What is being asked: Find each line with the string "React" and copy it.
— START Data entries —
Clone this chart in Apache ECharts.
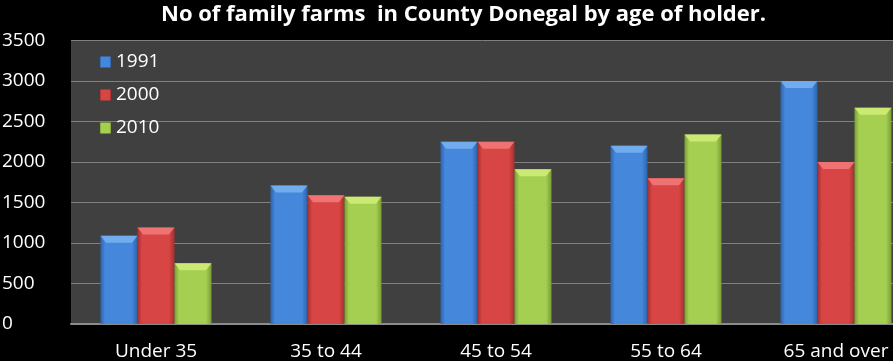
<!DOCTYPE html>
<html>
<head>
<meta charset="utf-8">
<script src="https://cdn.jsdelivr.net/npm/echarts@6/dist/echarts.min.js"></script>
<style>
  html, body { margin: 0; padding: 0; background: #000; }
  #chart { width: 893px; height: 361px; }
</style>
</head>
<body>
<div id="chart"></div>
<script>
// data
var categories = ['Under 35', '35 to 44', '45 to 54', '55 to 64', '65 and over'];
var years = ['1991', '2000', '2010'];
var data1991 = [1090, 1710, 2250, 2200, 3000];
var data2000 = [1190, 1590, 2250, 1800, 2000];
var data2010 = [750, 1570, 1910, 2340, 2670];

var fontName = '"Open Sans", Lato, sans-serif';

// colours: [edge, centre, bevel]
var palette = [
    ['#2d63ab', '#4487db', '#79b3f2'],
    ['#a52f2f', '#d84545', '#f57a7a'],
    ['#7b9c36', '#a4cf50', '#d2ef7a']
];

function barGradient(c) {
    return new echarts.graphic.LinearGradient(0, 0, 1, 0, [
        {offset: 0, color: c[0]},
        {offset: 0.12, color: c[1]},
        {offset: 0.85, color: c[1]},
        {offset: 1, color: c[0]}
    ]);
}

var allData = [data1991, data2000, data2010];
var series = [];
for (var i = 0; i < 3; i++) {
    series.push({
        name: years[i],
        type: 'bar',
        data: allData[i],
        barWidth: 37,
        barGap: '0%',
        itemStyle: {color: barGradient(palette[i])},
        z: 2
    });
}
// bevelled top of each bar
for (var j = 0; j < 3; j++) {
    series.push({
        name: years[j] + ' top',
        type: 'pictorialBar',
        data: allData[j],
        symbol: 'path://M0,0 L20,0 L17,3 L3,3 Z',
        symbolSize: [37, 7],
        symbolPosition: 'end',
        symbolOffset: [(j - 1) * 37, 0],
        itemStyle: {color: palette[j][2], opacity: 0.85},
        silent: true,
        z: 3
    });
}

var myChart = echarts.init(document.getElementById('chart'));
var option = {
    backgroundColor: '#000',
    animation: false,
    title: {
        text: 'No of family farms  in County Donegal by age of holder.',
        left: 156,
        top: -1,
        textStyle: {color: '#fff', fontFamily: fontName, fontWeight: 'bold', fontSize: 22}
    },
    legend: {
        data: years,
        orient: 'vertical',
        left: 95,
        top: 47,
        itemWidth: 11,
        itemHeight: 11,
        itemGap: 13,
        icon: 'rect',
        textStyle: {color: '#fff', fontFamily: fontName, fontSize: 19, lineHeight: 20}
    },
    grid: {
        left: 71,
        top: 40.5,
        width: 850,
        height: 283.5,
        outerBoundsMode: 'none',
        show: true,
        backgroundColor: '#404040',
        borderWidth: 0
    },
    xAxis: {
        type: 'category',
        data: categories,
        axisTick: {show: false},
        axisLine: {lineStyle: {color: '#8c8c8c', width: 2}},
        axisLabel: {color: '#fff', fontFamily: fontName, fontSize: 19, margin: 18}
    },
    yAxis: {
        type: 'value',
        min: 0,
        max: 3500,
        interval: 500,
        axisLine: {show: false},
        axisTick: {show: false},
        splitLine: {lineStyle: {color: '#808080', width: 1}},
        axisLabel: {
            color: '#fff', fontFamily: fontName, fontSize: 19, align: 'left', margin: 69,
            formatter: function (v) { return String(v); }
        }
    },
    series: series
};
myChart.setOption(option);
</script>
</body>
</html>
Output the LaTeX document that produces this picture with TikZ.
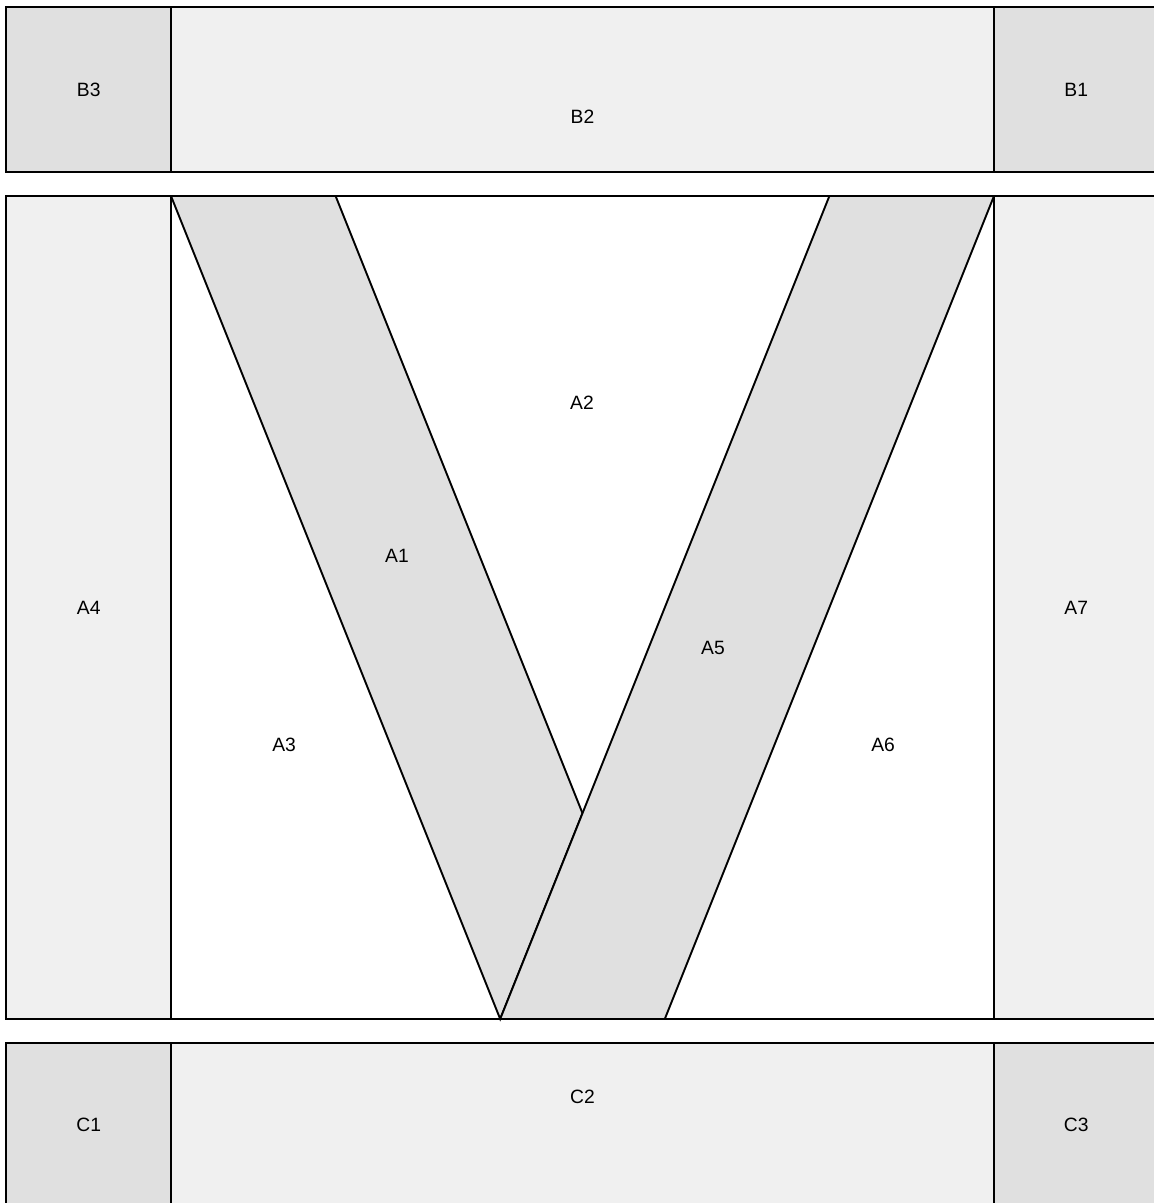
\documentclass[tikz,border=0pt]{standalone}
\usepackage{fontspec}
\setmainfont{Liberation Sans}
\definecolor{darkpatch}{HTML}{E0E0E0}
\definecolor{lightpatch}{HTML}{F0F0F0}

\begin{document}
\begin{tikzpicture}[x=3cm,y=3cm,line width=1pt,line join=miter,
  dark/.style={draw=black,fill=darkpatch},
  light/.style={draw=black,fill=lightpatch},
  lbl/.style={font=\fontsize{10}{12}\selectfont,inner sep=0pt}]
  \clip (-1.039,-1.118) rectangle (5.972,6.191);
  \fill[white] (-1.039,-1.118) rectangle (5.972,6.191);
% top band
\begin{scope}[shift={(0,5.146)}]
  \draw[dark] (-1,0) rectangle (0,1);
  \draw[light] (0,0) rectangle (5,1);
  \draw[dark] (5,0) rectangle (6,1);
  \node[lbl] (b3) at (-0.5,0.5) {B3};
  \node[lbl] (b2) at (2.5,0.334) {B2};
  \node[lbl] (b1) at (5.5,0.5) {B1};
\end{scope}
% middle
  \draw[light] (-1,0) rectangle (0,5);
  \draw[black,fill=white] (0,0) rectangle (5,5);
  \draw[light] (5,0) rectangle (6,5);
  \draw[dark] (0,5)--(1,5)--(2.5,1.25)--(2,0)--cycle;
  \draw[dark] (2,0)--(3,0)--(5,5)--(4,5)--cycle;
  \node[lbl] (a4) at (-0.5,2.5) {A4};
  \node[lbl] (a7) at (5.5,2.5) {A7};
  \node[lbl] (a2) at (2.497,3.742) {A2};
  \node[lbl] (a1) at (1.373,2.813) {A1};
  \node[lbl] (a5) at (3.293,2.254) {A5};
  \node[lbl] (a3) at (0.687,1.665) {A3};
  \node[lbl] (a6) at (4.326,1.665) {A6};
% bottom band
\begin{scope}[shift={(0,-1.146)}]
  \draw[dark] (-1,0) rectangle (0,1);
  \draw[light] (0,0) rectangle (5,1);
  \draw[dark] (5,0) rectangle (6,1);
  \node[lbl] (c1) at (-0.5,0.5) {C1};
  \node[lbl] (c2) at (2.5,0.672) {C2};
  \node[lbl] (c3) at (5.5,0.5) {C3};
\end{scope}
\end{tikzpicture}
\end{document}
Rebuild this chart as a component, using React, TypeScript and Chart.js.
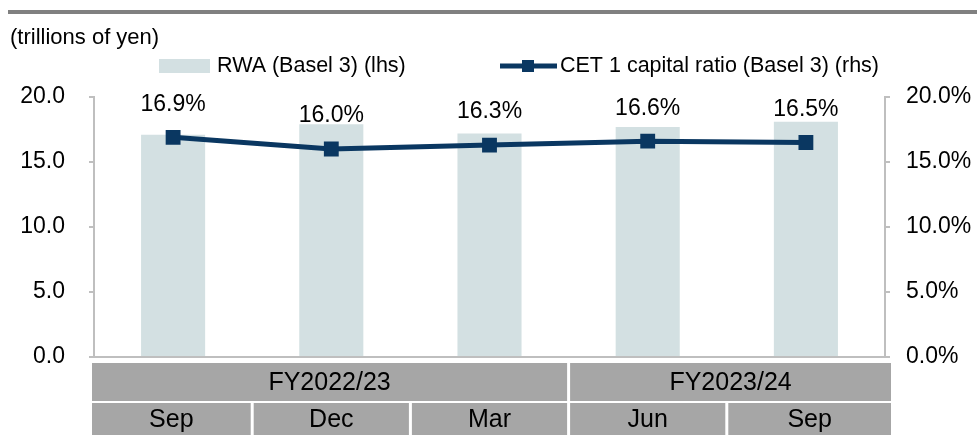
import React, { useEffect, useRef } from 'react';
import { Chart, registerables } from 'chart.js';

Chart.register(...registerables);

const months = ['Sep', 'Dec', 'Mar', 'Jun', 'Sep'];
const fiscalYears = ['FY2022/23', 'FY2023/24'];
const fiscalYearSpans = [3, 2];
const rwa = [17.1, 17.9, 17.2, 17.7, 18.1];
const cet1 = [16.9, 16.0, 16.3, 16.6, 16.5];
const unitLabel = '(trillions of yen)';
const rwaLabel = 'RWA (Basel 3) (lhs)';
const cetLabel = 'CET 1 capital ratio (Basel 3) (rhs)';

const FONT = 'Arial, "Liberation Sans", sans-serif';
const BAR = '#d3e0e2';
const LINE = '#0a3761';
const AXIS = '#bfbfbf';
const TABLE = '#a6a6a6';

const decor = {
  id: 'decor',
  afterDraw(chart: any) {
    const ctx = chart.ctx as CanvasRenderingContext2D;
    const x = chart.scales.x;
    const area = chart.chartArea;
    ctx.save();

    // top rule
    ctx.fillStyle = '#808080';
    ctx.fillRect(8, 10, chart.width - 8, 4);

    // unit label
    ctx.fillStyle = '#000';
    ctx.textBaseline = 'middle';
    ctx.textAlign = 'left';
    ctx.font = `22px ${FONT}`;
    ctx.fillText(unitLabel, 10, 38);

    // legend
    const ly = 66;
    ctx.fillStyle = BAR;
    ctx.fillRect(159, ly - 7, 51, 14);
    ctx.fillStyle = '#000';
    ctx.font = `21.5px ${FONT}`;
    ctx.fillText(rwaLabel, 217, ly);
    ctx.strokeStyle = LINE;
    ctx.lineWidth = 5;
    ctx.beginPath();
    ctx.moveTo(500, ly);
    ctx.lineTo(557, ly);
    ctx.stroke();
    ctx.fillStyle = LINE;
    ctx.fillRect(528 - 6, ly - 6, 12, 12);
    ctx.fillStyle = '#000';
    ctx.fillText(cetLabel, 560, ly);

    // data labels
    const meta = chart.getDatasetMeta(1);
    ctx.textAlign = 'center';
    ctx.font = `23px ${FONT}`;
    meta.data.forEach((pt: any, i: number) => {
      ctx.fillText(cet1[i].toFixed(1) + '%', pt.x, pt.y - 33);
    });

    // category table
    const n = months.length;
    const edges: number[] = [];
    for (let i = 0; i <= n; i++) {
      if (i === 0) edges.push(x.left - 2);
      else if (i === n) edges.push(x.right + 6);
      else edges.push((x.getPixelForValue(i - 1) + x.getPixelForValue(i)) / 2);
    }
    const gap = 1.5;
    const r1Top = area.bottom + 6;
    const r1Bot = r1Top + 38;
    const r2Top = r1Bot + 2;
    const r2Bot = chart.height;
    ctx.font = `25px ${FONT}`;
    // fiscal year row
    let start = 0;
    fiscalYears.forEach((fy, g) => {
      const end = start + fiscalYearSpans[g];
      const l = edges[start] + (start > 0 ? gap : 0);
      const r = edges[end] - (end < n ? gap : 0);
      ctx.fillStyle = TABLE;
      ctx.fillRect(l, r1Top, r - l, r1Bot - r1Top);
      ctx.fillStyle = '#000';
      ctx.fillText(fy, (l + r) / 2, (r1Top + r1Bot) / 2 + 1);
      start = end;
    });
    // month row
    months.forEach((m, i) => {
      const l = edges[i] + (i > 0 ? gap : 0);
      const r = edges[i + 1] - (i < n - 1 ? gap : 0);
      ctx.fillStyle = TABLE;
      ctx.fillRect(l, r2Top, r - l, r2Bot - r2Top);
      ctx.fillStyle = '#000';
      ctx.fillText(m, (l + r) / 2, (r2Top + r2Bot) / 2 + 1);
    });
    ctx.restore();
  },
};

export default function App() {
  const ref = useRef<HTMLCanvasElement | null>(null);
  useEffect(() => {
    document.body.style.margin = '0';
    const canvas = ref.current;
    if (!canvas) return;
    const chart = new Chart(canvas, {
      type: 'bar',
      data: {
        labels: months.map((m, i) => `${m}-${i}`),
        datasets: [
          {
            type: 'bar',
            label: rwaLabel,
            data: rwa,
            backgroundColor: BAR,
            borderWidth: 0,
            barPercentage: 0.405,
            categoryPercentage: 1,
            yAxisID: 'y',
            order: 2,
          },
          {
            type: 'line',
            label: cetLabel,
            data: cet1,
            borderColor: LINE,
            backgroundColor: LINE,
            borderWidth: 5,
            pointStyle: 'rect',
            pointRadius: 10.5,
            pointHoverRadius: 10.5,
            pointBorderWidth: 0,
            tension: 0,
            yAxisID: 'y1',
            order: 1,
          },
        ],
      } as any,
      options: {
        responsive: false,
        animation: false,
        events: [],
        layout: { padding: { top: 97, bottom: 78, left: 0, right: 0 } },
        plugins: {
          legend: { display: false },
          tooltip: { enabled: false },
          title: { display: false },
        },
        scales: {
          x: {
            grid: { display: false },
            ticks: { display: false },
            border: { display: true, color: AXIS, width: 2 },
            afterFit: (s: any) => { s.height = 0; },
          },
          y: {
            position: 'left',
            min: 0,
            max: 20,
            ticks: {
              stepSize: 5,
              padding: 24,
              color: '#000',
              font: { family: FONT, size: 23 },
              callback: (v: any) => Number(v).toFixed(1),
            },
            grid: { drawOnChartArea: false, drawTicks: true, tickLength: 5, color: AXIS, lineWidth: 2 },
            border: { display: true, color: AXIS, width: 2 },
            afterFit: (s: any) => { s.width = 94; },
          },
          y1: {
            position: 'right',
            min: 0,
            max: 20,
            ticks: {
              stepSize: 5,
              padding: 16,
              color: '#000',
              font: { family: FONT, size: 23 },
              callback: (v: any) => Number(v).toFixed(1) + '%',
            },
            grid: { drawOnChartArea: false, drawTicks: true, tickLength: 5, color: AXIS, lineWidth: 2 },
            border: { display: true, color: AXIS, width: 2 },
            afterFit: (s: any) => { s.width = 92; },
          },
        },
      } as any,
      plugins: [decor],
    });
    return () => chart.destroy();
  }, []);
  return <canvas ref={ref} width={977} height={435} style={{ display: 'block' }} />;
}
— END Data entries —
Reply:
Rebuild this chart as a component, using React, TypeScript and Chart.js.
import React, { useEffect, useRef } from 'react';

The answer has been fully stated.